Columna publicada en La Tercera, 24.02.2016

La ignorancia es tan parte de la condición humana como lo es la obligación de actuar en el mundo. Aunque no comprendemos por completo nuestra situación, ni podríamos hacerlo, estamos obligados a optar. Con ese fin, reducimos la complejidad mediante esquemas que nos permitan orientar nuestra conducta hacia lo que estimamos una vida buena, feliz. Tal ejercicio supone excluir de nuestro campo de atención fenómenos que creemos que no merecen consideración.

El problema, por supuesto, es que resulta muy difícil distinguir entre la vida buena y la “buena vida”. Es decir, la comodidad. Es por eso que fenómenos que son aceptados en el contexto de una determinada época, luego son juzgados con reproche por quienes pueden verlos en perspectiva. Así ha ocurrido con la esclavitud, el machismo y tantas otras cosas. Podemos afirmar que existe una inclinación en el ser humano a preferir pensar que aquello que le es cómodo proviene, a su vez, de una fuente limpia, lo que lo hace muchas veces optar por no saber sobre ella, juzgarla con liviandad o prejuzgarla.

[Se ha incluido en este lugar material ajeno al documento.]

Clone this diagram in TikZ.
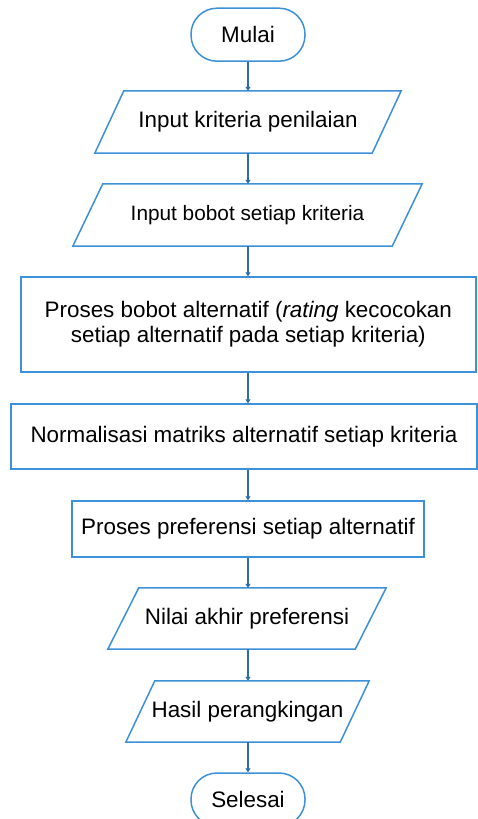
\documentclass[tikz,border=0pt]{standalone}
\usepackage{fontspec}
\setmainfont{Liberation Sans}
\usetikzlibrary{arrows.meta,calc}
\definecolor{shapeblue}{RGB}{61,145,216}
\definecolor{arrowblue}{RGB}{46,110,166}
\tikzset{
  box/.style={draw=shapeblue,line width=1.5pt,inner sep=0pt,align=center,
    font=\fontsize{22.4}{25}\selectfont},
  term/.style={box,rounded corners=26pt},
  paranode/.style={inner sep=0pt,align=center,font=\fontsize{22.4}{25}\selectfont},
  paraline/.style={draw=shapeblue,line width=1.5pt,line join=miter},
  arr/.style={draw=arrowblue,line width=1.8pt,-{Triangle[length=4pt,width=5pt]}}
}
\newcommand\drawpara[2]{%
  \path[paraline] (#1.south west) -- ($(#1.north west)+(#2,0)$) -- (#1.north east)
    -- ($(#1.south east)-(#2,0)$) -- cycle;}
\begin{document}
\begin{tikzpicture}[x=1pt,y=-1pt]
\useasboundingbox (0,0) rectangle (478,819);
\node[term,minimum width=114pt,minimum height=53pt] (m) at (248,34.7) {Mulai};
\node[paranode,minimum width=306pt,minimum height=62pt] (p1) at (248,122) {Input kriteria penilaian};
\drawpara{p1}{29}
\node[paranode,minimum width=349pt,minimum height=62pt,font=\fontsize{20.8}{24}\selectfont] (p2) at (247.5,215) {Input bobot setiap kriteria};
\drawpara{p2}{30}
\node[box,minimum width=455pt,minimum height=95pt] (r3) at (248.3,324.5) {Proses bobot alternatif (\textit{rating} kecocokan\\setiap alternatif pada setiap kriteria)};
\node[box,minimum width=466pt,minimum height=65pt] (r4) at (244,436.5) {Normalisasi matriks alternatif setiap kriteria};
\node[box,minimum width=352pt,minimum height=56pt] (r5) at (248,529) {Proses preferensi setiap alternatif};
\node[paranode,minimum width=278pt,minimum height=61pt] (p6) at (247,618.5) {Nilai akhir preferensi};
\drawpara{p6}{31}
\node[paranode,minimum width=243pt,minimum height=61pt] (p7) at (247.5,711.5) {Hasil perangkingan};
\drawpara{p7}{29}
\node[term,minimum width=114pt,minimum height=53pt] (s) at (248,799.5) {Selesai};
\draw[arr] (m.south) -- (p1.north -| m.south);
\draw[arr] (p1.south -| m.south) -- (p2.north -| m.south);
\draw[arr] (p2.south -| m.south) -- (r3.north -| m.south);
\draw[arr] (r3.south -| m.south) -- (r4.north -| m.south);
\draw[arr] (r4.south -| m.south) -- (r5.north -| m.south);
\draw[arr] (r5.south -| m.south) -- (p6.north -| m.south);
\draw[arr] (p6.south -| m.south) -- (p7.north -| m.south);
\draw[arr] (p7.south -| m.south) -- (s.north);
\end{tikzpicture}
\end{document}
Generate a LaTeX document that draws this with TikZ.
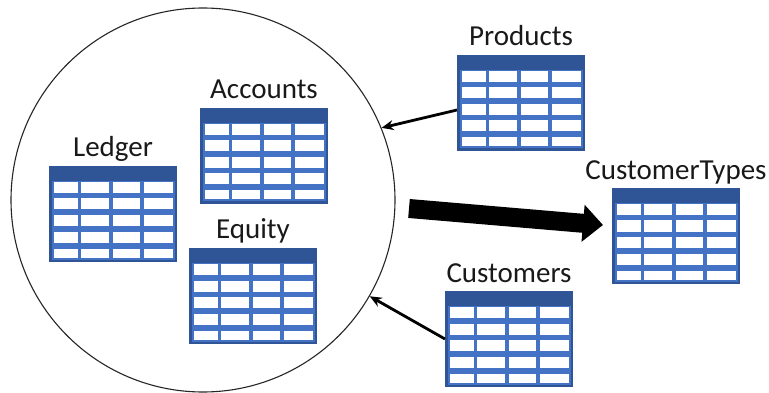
\documentclass[tikz,border=0pt]{standalone}
\usepackage{fontspec}
\setmainfont{Carlito}
\usetikzlibrary{arrows.meta, positioning, calc}
\definecolor{tdark}{RGB}{47, 85,151}
\definecolor{tgrid}{RGB}{68,114,196}
\tikzset{
  % Table icon body (dark frame + header)
  TBL/.style={rectangle,fill=tdark,draw=none,inner sep=0pt,outer sep=0pt,
              minimum width=128pt,minimum height=96pt,anchor=north west},
  % Table caption
  TTL/.style={font=\fontsize{29}{34}\selectfont,inner sep=0pt,text=black!90},
  % Arrows
  Arr/.style   ={-{Stealth[length=12pt,width=10pt]},line width=2.8pt,color=black},
  BigArr/.style={-{Triangle[length=20pt,width=36pt]},line width=19pt,color=black},
}
\begin{document}
\begin{tikzpicture}[x=1pt,y=-1pt]
  \useasboundingbox (0,0) rectangle (769,393);
  % Database circle
  \node[circle,draw=black!85,line width=1.1pt,minimum size=384pt,
        inner sep=0pt] (db) at (203,200) {};
  % Six table icons: name / top-left corner / caption
  \foreach \nm/\px/\py/\ttl in {accounts/200/108/Accounts,
                                ledger/49/166/Ledger,
                                equity/189/248/Equity,
                                products/457/55/Products,
                                custtypes/612/188/CustomerTypes,
                                customers/445/291/Customers}{
    \node[TBL] (\nm) at (\px,\py) {};
    \node[TTL,above=9pt of \nm,anchor=base] (\nm-t) {\ttl};
    \fill[tgrid] ($(\nm.north west)+(2.5,15)$)
                 rectangle ($(\nm.south east)+(-2.5,-2.5)$);
    \foreach \cx/\cw in {4.5/24,32/27.5,63.5/27.5,95/28.5}
      \foreach \ry/\rh in {16/11,32.5/11,49/11,65.5/11,82.5/9}
        \fill[white] ($(\nm.north west)+(\cx,\ry)$) rectangle ++(\cw,\rh);
  }
  % Incoming arrows to the circle
  \draw[Arr] ($(products.west)+(0,7)$) -- (db.22);
  \draw[Arr] (customers.west) -- (db.-30);
  % Thick outgoing arrow
  \coordinate (bigout) at (409,208.5);
  \coordinate (bigin) at ($(custtypes.north west)+(-9,37)$);
  \draw[BigArr] (bigout) -- (bigin);
\end{tikzpicture}
\end{document}
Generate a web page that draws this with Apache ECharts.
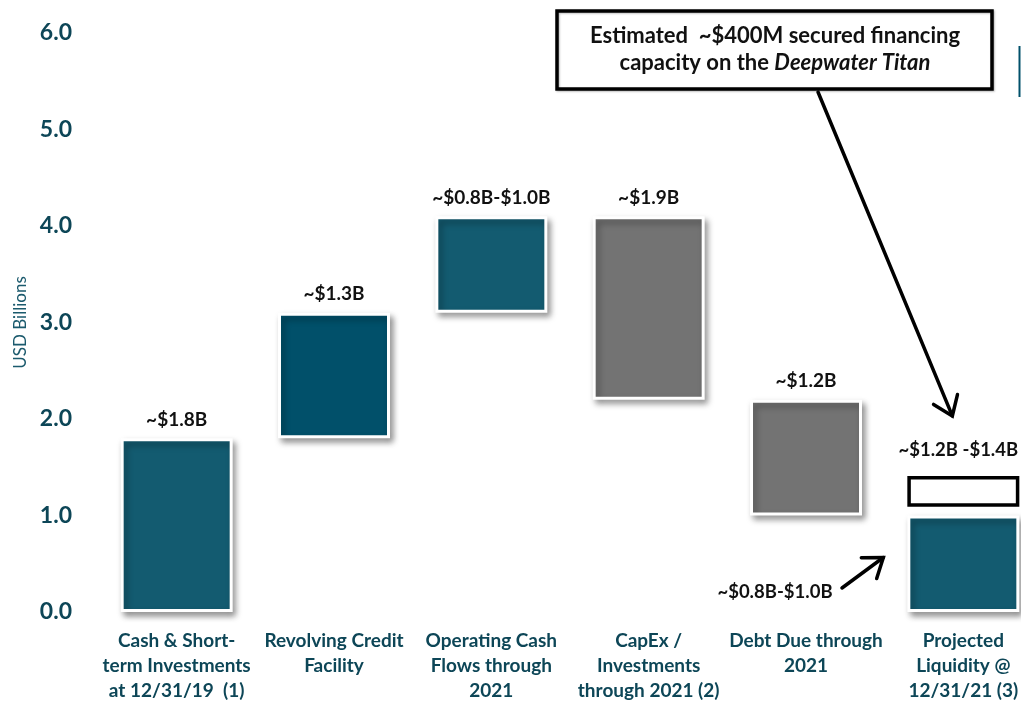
<!DOCTYPE html>
<html>
<head>
<meta charset="utf-8">
<script src="https://cdn.jsdelivr.net/npm/echarts@6/dist/echarts.min.js"></script>
<style>
  html, body { margin: 0; padding: 0; background: #ffffff; }
  #chart { width: 1021px; height: 702px; }
</style>
</head>
<body>
<div id="chart"></div>
<script>
// Liquidity walk, USD billions
const categories = [
  'Cash & Short-\nterm Investments\nat 12/31/19  (1)',
  'Revolving Credit\nFacility',
  'Operating Cash\nFlows through\n2021',
  'CapEx /\nInvestments\nthrough 2021 (2)',
  'Debt Due through\n2021',
  'Projected\nLiquidity @\n12/31/21 (3)'
];
// signed movement of each step; the last entry is the ending total
const changes = [1.8, 1.3, 1.0, -1.9, -1.2, 1.0];
const isTotal = [true, false, false, false, false, true];
const valueLabels = ['~$1.8B', '~$1.3B', '~$0.8B-$1.0B', '~$1.9B', '~$1.2B', ''];
// financing capacity range drawn above the projected liquidity bar
const rangeLow = 1.09;
const rangeHigh = 1.41;
const rangeLabel = '~$1.2B -$1.4B';
const projectedLabel = '~$0.8B-$1.0B';
const yTicks = [0, 1, 2, 3, 4, 5, 6];

const TEAL = '#135b70';
const DARK_TEAL = '#01506a';
const GREY = '#737373';
const AXIS_TEXT = '#0d4657';
const barColors = [TEAL, DARK_TEAL, TEAL, GREY, GREY, TEAL];

// floating bases for the waterfall
const bases = [];
const heights = [];
let running = 0;
changes.forEach((c, i) => {
  if (isTotal[i] && i > 0) {
    bases.push(0);
    heights.push(c);
    running = c;
  } else if (c >= 0) {
    bases.push(running);
    heights.push(c);
    running += c;
  } else {
    running += c;
    bases.push(running);
    heights.push(-c);
  }
});
const last = categories.length - 1;
const gapData = categories.map((_, i) => i === last ? rangeLow - (bases[i] + heights[i]) : '-');
const boxData = categories.map((_, i) => i === last ? rangeHigh - rangeLow : '-');

const chart = echarts.init(document.getElementById('chart'), null, { renderer: 'canvas' });
const FONT = 'Lato, "Open Sans", sans-serif';

chart.setOption({
  animation: false,
  backgroundColor: '#ffffff',
  textStyle: { fontFamily: FONT },
  grid: { left: 98, width: 944, top: 33, height: 579, containLabel: false, outerBoundsMode: 'none' },
  xAxis: {
    type: 'category',
    data: categories,
    axisLine: { show: false },
    axisTick: { show: false },
    axisLabel: {
      interval: 0,
      margin: 16,
      color: AXIS_TEXT,
      fontFamily: FONT,
      fontWeight: 'bold',
      fontSize: 19,
      lineHeight: 25,
      align: 'center'
    }
  },
  yAxis: {
    type: 'value',
    min: yTicks[0],
    max: yTicks[yTicks.length - 1],
    interval: 1,
    name: 'USD Billions',
    nameLocation: 'middle',
    nameGap: 69,
    nameTextStyle: { color: '#1b5a6d', fontFamily: FONT, fontSize: 17 },
    axisLine: { show: false },
    axisTick: { show: false },
    splitLine: { show: false },
    axisLabel: {
      margin: 26,
      color: AXIS_TEXT,
      fontFamily: FONT,
      fontWeight: 'bold',
      fontSize: 23,
      formatter: v => v.toFixed(1)
    }
  },
  series: [
    {
      name: 'base',
      type: 'bar',
      stack: 'walk',
      barWidth: 112,
      silent: true,
      itemStyle: { color: 'transparent' },
      data: bases
    },
    {
      name: 'amount',
      type: 'bar',
      stack: 'walk',
      barWidth: 112,
      data: heights.map((h, i) => ({
        value: h,
        itemStyle: { color: barColors[i] }
      })),
      itemStyle: {
        borderColor: '#ffffff',
        borderWidth: 3,
        shadowColor: 'rgba(0,0,0,0.38)',
        shadowBlur: 6,
        shadowOffsetX: 3,
        shadowOffsetY: 4
      },
      label: {
        show: true,
        position: 'top',
        distance: 9,
        color: '#111111',
        fontFamily: FONT,
        fontWeight: 'bold',
        fontSize: 19,
        formatter: p => valueLabels[p.dataIndex]
      }
    },
    {
      name: 'gap',
      type: 'bar',
      stack: 'walk',
      barWidth: 112,
      silent: true,
      itemStyle: { color: 'transparent' },
      data: gapData
    },
    {
      name: 'range',
      type: 'bar',
      stack: 'walk',
      barWidth: 109,
      itemStyle: { color: '#ffffff', borderColor: '#000000', borderWidth: 3.5 },
      label: {
        show: true,
        position: 'top',
        distance: 16,
        offset: [-5, 0],
        color: '#111111',
        fontFamily: FONT,
        fontWeight: 'bold',
        fontSize: 18.5,
        formatter: () => rangeLabel
      },
      data: boxData
    }
  ]
});

// annotations: callout, arrows and the side label for the projected bar
function arrow(x1, y1, x2, y2, head) {
  const a = Math.atan2(y2 - y1, x2 - x1);
  const spread = Math.PI / 5;
  const p1 = [x2 - head * Math.cos(a - spread), y2 - head * Math.sin(a - spread)];
  const p2 = [x2 - head * Math.cos(a + spread), y2 - head * Math.sin(a + spread)];
  const style = { stroke: '#000000', lineWidth: 3.5, lineCap: 'round', lineJoin: 'miter', fill: null };
  return [
    { type: 'line', shape: { x1, y1, x2, y2 }, style },
    { type: 'polyline', shape: { points: [p1, [x2, y2], p2] }, style }
  ];
}

const projTop = chart.convertToPixel({ seriesIndex: 1 }, [last, heights[last]]);
const boxTop = chart.convertToPixel({ seriesIndex: 3 }, [last, rangeHigh]);

chart.setOption({
  graphic: [
    {
      type: 'rect',
      shape: { x: 557, y: 11, width: 435, height: 78 },
      style: { fill: '#ffffff', stroke: '#000000', lineWidth: 3.5,
               shadowColor: 'rgba(0,0,0,0.25)', shadowBlur: 2, shadowOffsetX: 1, shadowOffsetY: 1 }
    },
    {
      type: 'text',
      x: 775, y: 36,
      style: {
        text: 'Estimated  ~$400M secured financing',
        font: 'bold 22px ' + FONT,
        fill: '#111111', align: 'center', verticalAlign: 'middle'
      }
    },
    {
      type: 'text',
      x: 775, y: 63,
      style: {
        rich: {
          n: { font: 'bold 22px ' + FONT, fill: '#111111' },
          i: { font: 'italic bold 22px ' + FONT, fill: '#111111' }
        },
        text: '{n|capacity on the }{i|Deepwater Titan}',
        align: 'center', verticalAlign: 'middle'
      }
    },
    ...arrow(818, 92, boxTop[0] - 11, boxTop[1] - 60, 22),
    ...arrow(842, 588, projTop[0] - 80, projTop[1] + 42, 22),
    {
      type: 'text',
      x: 775, y: 592,
      style: {
        text: projectedLabel,
        font: 'bold 18.5px ' + FONT,
        fill: '#111111', align: 'center', verticalAlign: 'middle'
      }
    },
    {
      type: 'line',
      shape: { x1: 1019.5, y1: 46, x2: 1019.5, y2: 97 },
      style: { stroke: DARK_TEAL, lineWidth: 2 }
    }
  ]
});
</script>
</body>
</html>
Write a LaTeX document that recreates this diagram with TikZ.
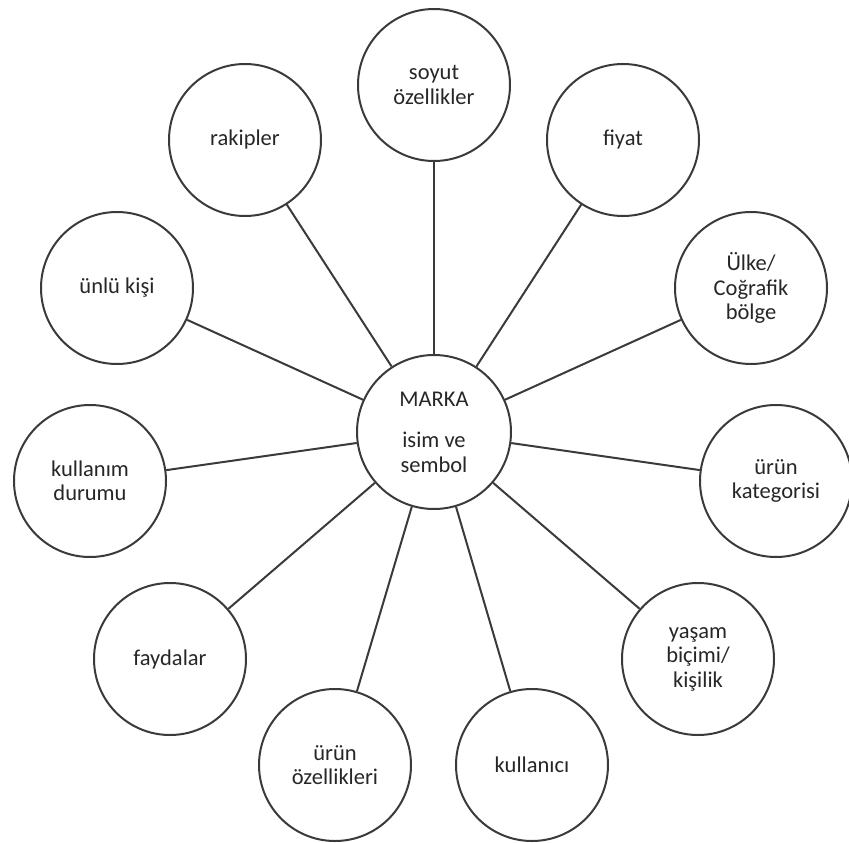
\documentclass[tikz,border=0pt]{standalone}
\usepackage{fontspec}
\setmainfont{Carlito}
\definecolor{rim}{RGB}{58,58,58}
\begin{document}
\begin{tikzpicture}[x=1pt,y=-1pt,
  bubble/.style={circle,draw=rim,line width=2pt,minimum size=152pt,inner sep=0pt,
    align=center,font=\fontsize{22.5}{24.5}\selectfont,text=black!85},
  hub/.style={bubble,minimum size=154pt},
  spoke/.style={draw=rim,line width=2pt}]
\useasboundingbox (0,0) rectangle (849,843);
\node[hub] (marka) at (434,432) {MARKA\\[17pt]isim ve\\sembol};
\node[bubble] (soyut) at (434,85) {soyut\\özellikler};
\node[bubble] (fiyat) at (623,140) {fiyat};
\node[bubble] (ulke) at (751,288) {Ülke/\\Coğrafik\\bölge};
\node[bubble] (kategori) at (776,481) {ürün\\kategorisi};
\node[bubble] (yasam) at (698,659) {yaşam\\biçimi/\\kişilik};
\node[bubble] (kullanici) at (532,765) {kullanıcı};
\node[bubble] (ozellik) at (335,765) {ürün\\özellikleri};
\node[bubble] (fayda) at (170,659) {faydalar};
\node[bubble] (durum) at (90,481) {kullanım\\durumu};
\node[bubble] (unlu) at (117,288) {ünlü kişi};
\node[bubble] (rakip) at (245,140) {rakipler};
\foreach \n in {soyut,fiyat,ulke,kategori,yasam,kullanici,ozellik,fayda,durum,unlu,rakip}
  \draw[spoke] (marka) -- (\n);
\end{tikzpicture}
\end{document}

Si esto es así, no hay razones para ser más indulgentes con nuestra época. El mito del progreso y la posibilidad de manifestar nuestro disgusto por los horrores del pasado generan una ilusión de superioridad moral. Y, sin embargo, sabemos que los hombres siempre han vivido envueltos en alguna ilusión análoga, pues ellas nos permiten ordenar el mundo para actuar en él. Así, es obvio que tenemos nuestros propios horrores escondidos bajo el manto de la comodidad. Horrores que los que vengan después de nosotros probablemente juzgarán con espanto y que nosotros, en general, preferimos no ver, porque si los evaluáramos con el parámetro de nuestros propios ideales de vida buena, quedaría en evidencia una gran contradicción.

¿Cuáles son esos horrores? Los momentos de cambio que estamos expermientando en Occidente, marcados por una fuerte conciencia mundial, revelan algunos de ellos: destrucción del medio ambiente (resulta interesante el documental “Cowspiracy”), producción industrial esclava o forzada en muchos países (vean el documental “The true cost”) y deshecho de toneladas de comida en un mundo donde muchos pasan hambre. Eso entre otros casos que el lector puede agregar. Somos visitantes de Auschwitz conmovidos por el horror nazi, pero vestidos con ropa hecha por niños esclavos. Somos turistas maravillados con los paisajes naturales, pero con hábitos de consumo que arrasan con el agua, la selva y la vida natural.

Ante la conciencia de esta fisura existencial, la pregunta es qué hacer. Y es que si queremos hacernos responsables de nuestras propias miserias, el modo de hacerlo debe ser responsable también. No sirve, como decía Raymond Aron, “disvariar para mostrar buenas intenciones”. Sabemos que los intentos de transformación radical han radicalizado principalmente el horror, porque la virtud cansada busca energía suplementaria en el odio. Sabemos que la ideología es un escape barato. Pero sabemos, también, que no podemos simplemente mirar hacia el lado sin renunciar a nuestra propia dignidad.